Entries provided:

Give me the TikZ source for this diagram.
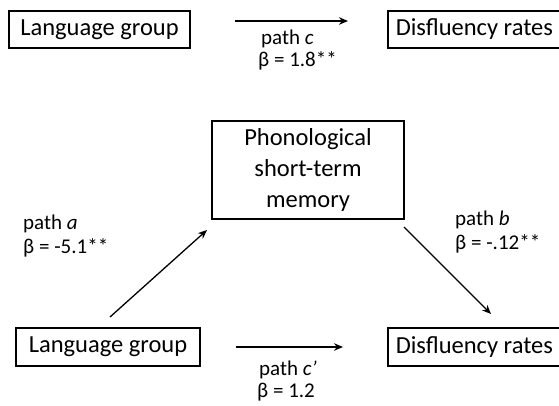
\documentclass[tikz,border=0pt]{standalone}
\usepackage{fontspec}
\setmainfont{Carlito}
\usetikzlibrary{arrows.meta}
\begin{document}
\begin{tikzpicture}[x=1pt,y=-1pt,
  box/.style={draw, line width=1.6pt, inner ysep=0pt, font=\fontsize{24.5}{31}\selectfont},
  lab/.style={font=\fontsize{21}{25}\selectfont, anchor=base west, inner sep=0pt},
  conn/.style={line width=1.3pt, -{Stealth[length=9pt,width=7.5pt]}}]
\useasboundingbox (0,0) rectangle (559,406);
\clip (0,0) rectangle (559,406);
% top row
\node[box, minimum width=181pt, minimum height=37pt] (tl) at (99.5,29.5) {Language group};
\node[box, anchor=west, inner xsep=8pt, minimum height=37pt] (tr) at (387,29.5) {Disfluency rates};
\coordinate (c1) at (235,21);
\coordinate (c2) at (348,21);
\draw[conn] (c1) -- (c2);
\node[lab] (lc1) at (261,45) {path \textit{c}};
\node[lab] (lc2) at (258,67) {β = 1.8**};
% middle
\node[box, minimum width=192pt, minimum height=98pt, align=center] (m) at (308,170) {Phonological\\short-term\\memory};
% bottom row
\node[box, minimum width=184pt, minimum height=38pt] (bl) at (108,347) {Language group};
\node[box, anchor=west, inner xsep=8pt, minimum height=38pt] (br) at (387,347) {Disfluency rates};
\coordinate (a1) at (110,317);
\coordinate (a2) at (207,230);
\draw[conn] (a1) -- (a2);
\coordinate (b1) at (404,227);
\coordinate (b2) at (491,314);
\draw[conn] (b1) -- (b2);
\coordinate (d1) at (236,347);
\coordinate (d2) at (343,347);
\draw[conn] (d1) -- (d2);
\node[lab] (la1) at (23,229) {path \textit{a}};
\node[lab] (la2) at (23,253) {β = -5.1**};
\node[lab] (lb1) at (455,225) {path \textit{b}};
\node[lab] (lb2) at (455,249) {β = -.12**};
\node[lab] (ld1) at (259,375) {path \textit{c’}};
\node[lab] (ld2) at (257,397) {β = 1.2};
\end{tikzpicture}
\end{document}
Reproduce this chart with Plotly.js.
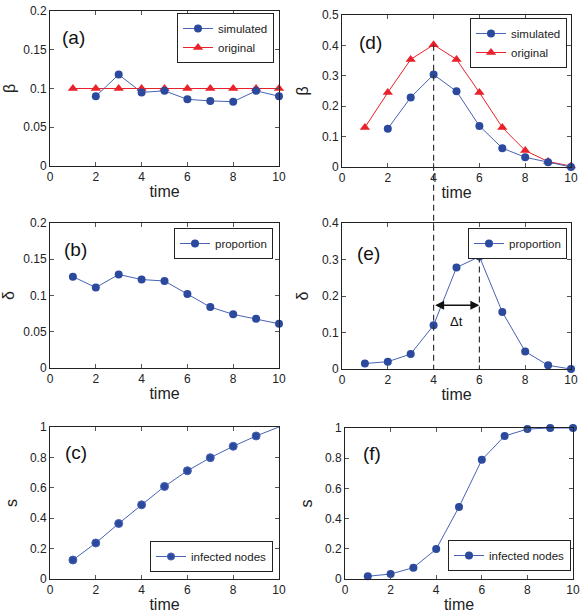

The problem: Reproduce the listing word for word and omit its pictures.

Result of this exercise:
Give me the TikZ source for this diagram.
\documentclass[tikz,border=0pt]{standalone}
\usepackage{fontspec}
\setmainfont{Carlito}
\usetikzlibrary{arrows.meta}
\begin{document}
\begin{tikzpicture}[x=1pt,y=-1pt,
  box/.style={draw, line width=1.6pt, inner ysep=0pt, font=\fontsize{24.5}{31}\selectfont},
  lab/.style={font=\fontsize{21}{25}\selectfont, anchor=base west, inner sep=0pt},
  conn/.style={line width=1.3pt, -{Stealth[length=9pt,width=7.5pt]}}]
\useasboundingbox (0,0) rectangle (559,406);
\clip (0,0) rectangle (559,406);
% top row
\node[box, minimum width=181pt, minimum height=37pt] (tl) at (99.5,29.5) {Language group};
\node[box, anchor=west, inner xsep=8pt, minimum height=37pt] (tr) at (387,29.5) {Disfluency rates};
\coordinate (c1) at (235,21);
\coordinate (c2) at (348,21);
\draw[conn] (c1) -- (c2);
\node[lab] (lc1) at (261,45) {path \textit{c}};
\node[lab] (lc2) at (258,67) {β = 1.8**};
% middle
\node[box, minimum width=192pt, minimum height=98pt, align=center] (m) at (308,170) {Phonological\\short-term\\memory};
% bottom row
\node[box, minimum width=184pt, minimum height=38pt] (bl) at (108,347) {Language group};
\node[box, anchor=west, inner xsep=8pt, minimum height=38pt] (br) at (387,347) {Disfluency rates};
\coordinate (a1) at (110,317);
\coordinate (a2) at (207,230);
\draw[conn] (a1) -- (a2);
\coordinate (b1) at (404,227);
\coordinate (b2) at (491,314);
\draw[conn] (b1) -- (b2);
\coordinate (d1) at (236,347);
\coordinate (d2) at (343,347);
\draw[conn] (d1) -- (d2);
\node[lab] (la1) at (23,229) {path \textit{a}};
\node[lab] (la2) at (23,253) {β = -5.1**};
\node[lab] (lb1) at (455,225) {path \textit{b}};
\node[lab] (lb2) at (455,249) {β = -.12**};
\node[lab] (ld1) at (259,375) {path \textit{c’}};
\node[lab] (ld2) at (257,397) {β = 1.2};
\end{tikzpicture}
\end{document}
Reproduce this chart with Plotly.js.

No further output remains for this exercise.